The Arizona Supreme Court reversed, holding that the compensability of services “depends on the nature of the care provided and not the status or identity of the service provider.” For services to be compensable, the services must be included in a list of categories of treatment, and they must be “reasonably required.” A.R.S. § 23-1062(A). First, the Court held that palliative care like that provided by Mrs. Carbajal was included within the compensable categories of care. Second, because compensability turned on the nature of the care and not the status of the provider, the Court reasoned that the fact that Mrs. Carbajal was not a licensed health care provider was immaterial. Finally, the Court remanded to the Administrative Law Judge to resolve whether the services Mrs. Carbajal provided were “reasonably required.”
Vice Chief Justice Berch authored the unanimous opinion.
Johnson v. State ( 6/18/2009): Arizona Court of Appeals Division One Holds That Trial Court Properly Excluded Evidence of Subsequent Remedial Measures Under Rule 407.
In December 2003, Mark Johnson (“Decedent”) died after rear-ending a dump truck that had been exiting a mining pit at an intersection. After the accident, but without knowledge of the accident, the State installed a truck-crossing sign and a variable message board to warn drivers that trucks would be crossing or entering the intersection. Decedent’s parents, the Johnsons, brought a wrongful death suit against the State, alleging that it negligently designed the intersection and failed to take reasonable measures to eliminate the dangerous conditions of the intersection. The State denied liability and claimed that Decedent was comparatively negligent. The jury returned a defense verdict. The Johnsons filed a motion for new trial challenging, among other things, the trial court’s exclusion of evidence concerning the State’s installation of warning signs. The trial court denied the motion, and the Johnsons timely appealed.
The Arizona Appeals Court affirmed. The Court began by holding that evidence of the State’s installation of warning signs was inadmissible under Ariz. R. Evid. 407 because it was a “subsequent remedial measure.” The fact that the State was not aware of the accident when it installed the signs was irrelevant because Rule 407 applies whenever “measures are taken” “after an event,” regardless of whether those measures are taken in response to the event. The Court further explained that its holding supported the policy underlying Rule 407, which is to encourage defendants to make safety changes without fearing potential claims.

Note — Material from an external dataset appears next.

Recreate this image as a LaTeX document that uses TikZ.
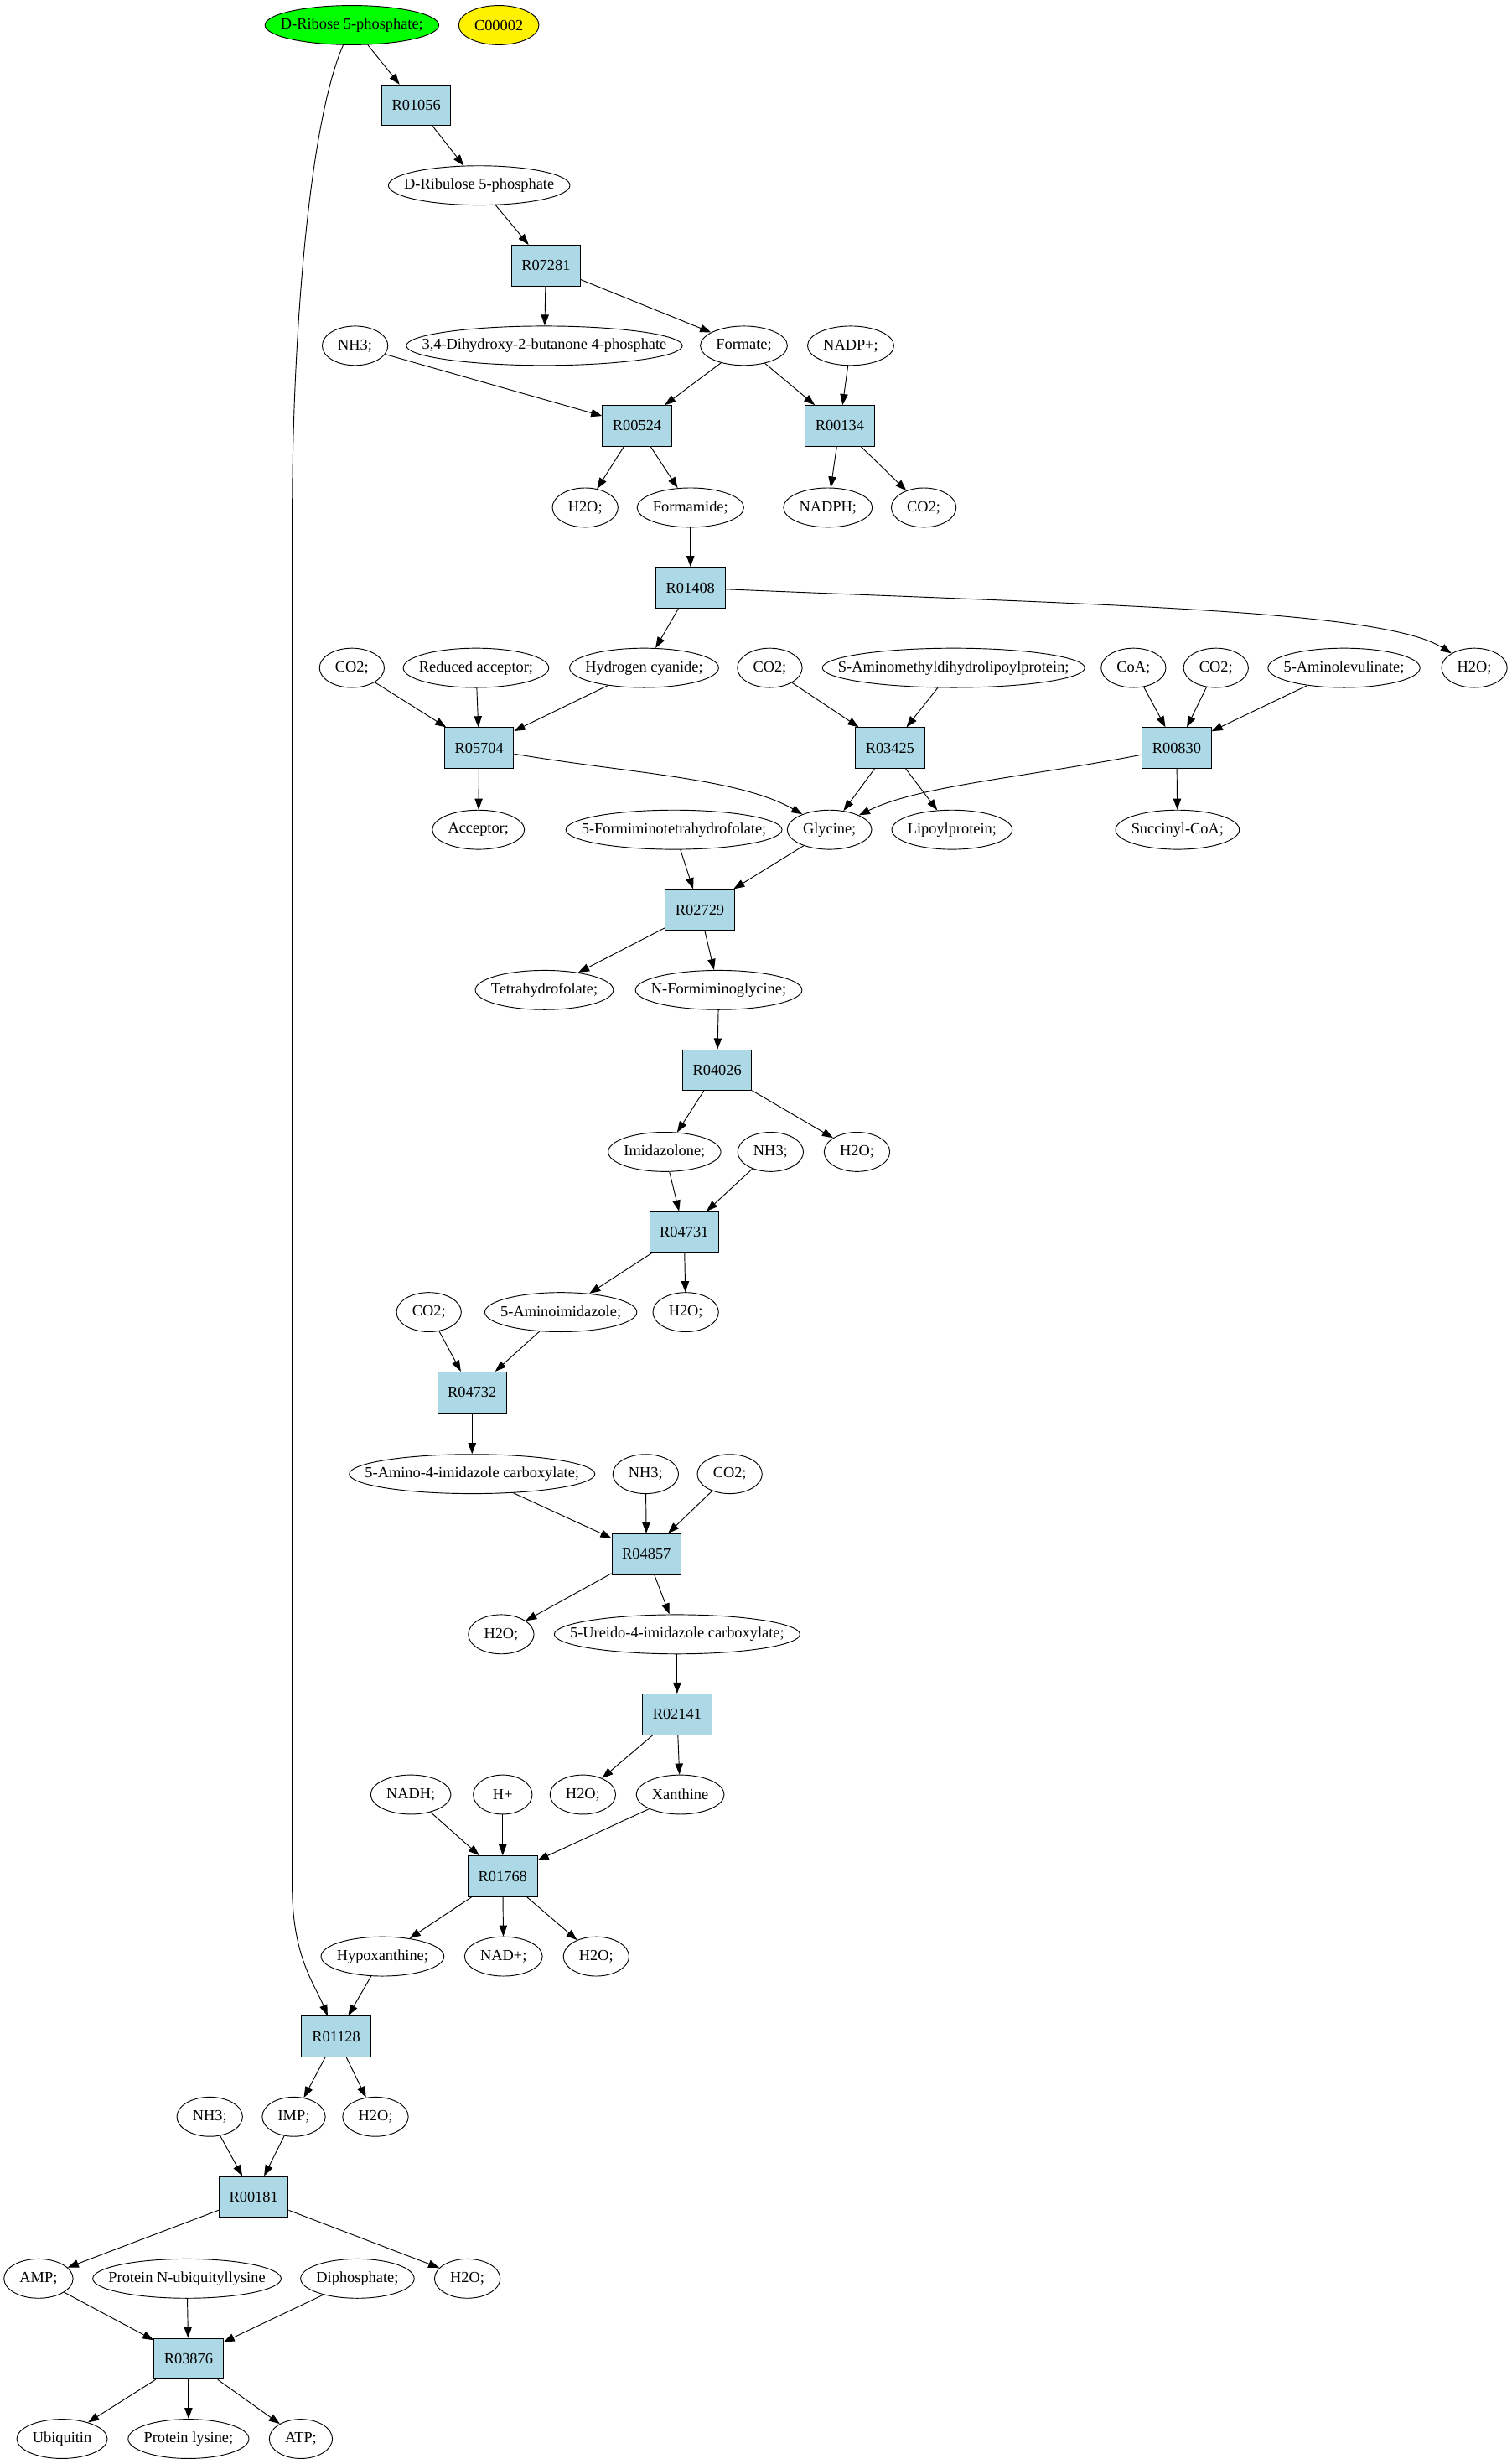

The Court then held that the exclusion in Rule 407 allowing the introduction of “evidence of subsequent measures when offered for another purpose” did not apply in this case. First, evidence of the sign installation could not be introduced to refute the State’s comparative negligence affirmative defense because that defense is inextricably intertwined with the State’s negligence, and thus the remedial measures evidence “constitutes direct proof of the defendant’s alleged primary negligence.” Second, the evidence could not be introduced to refute the State’s defense that the danger was open and obvious because the Johnson’s had other evidence to rebut that defense. Finally, the Court rejected the Johnson’s argument that the evidence was admissible to establish the State’s knowledge of the dangerous conditions, explaining that the State’s knowledge was an element of negligence, and thus did not constitute “another purpose.”
Judge Barker authored the opinion; Presiding Judge Weisberg and Judge Downie concurred.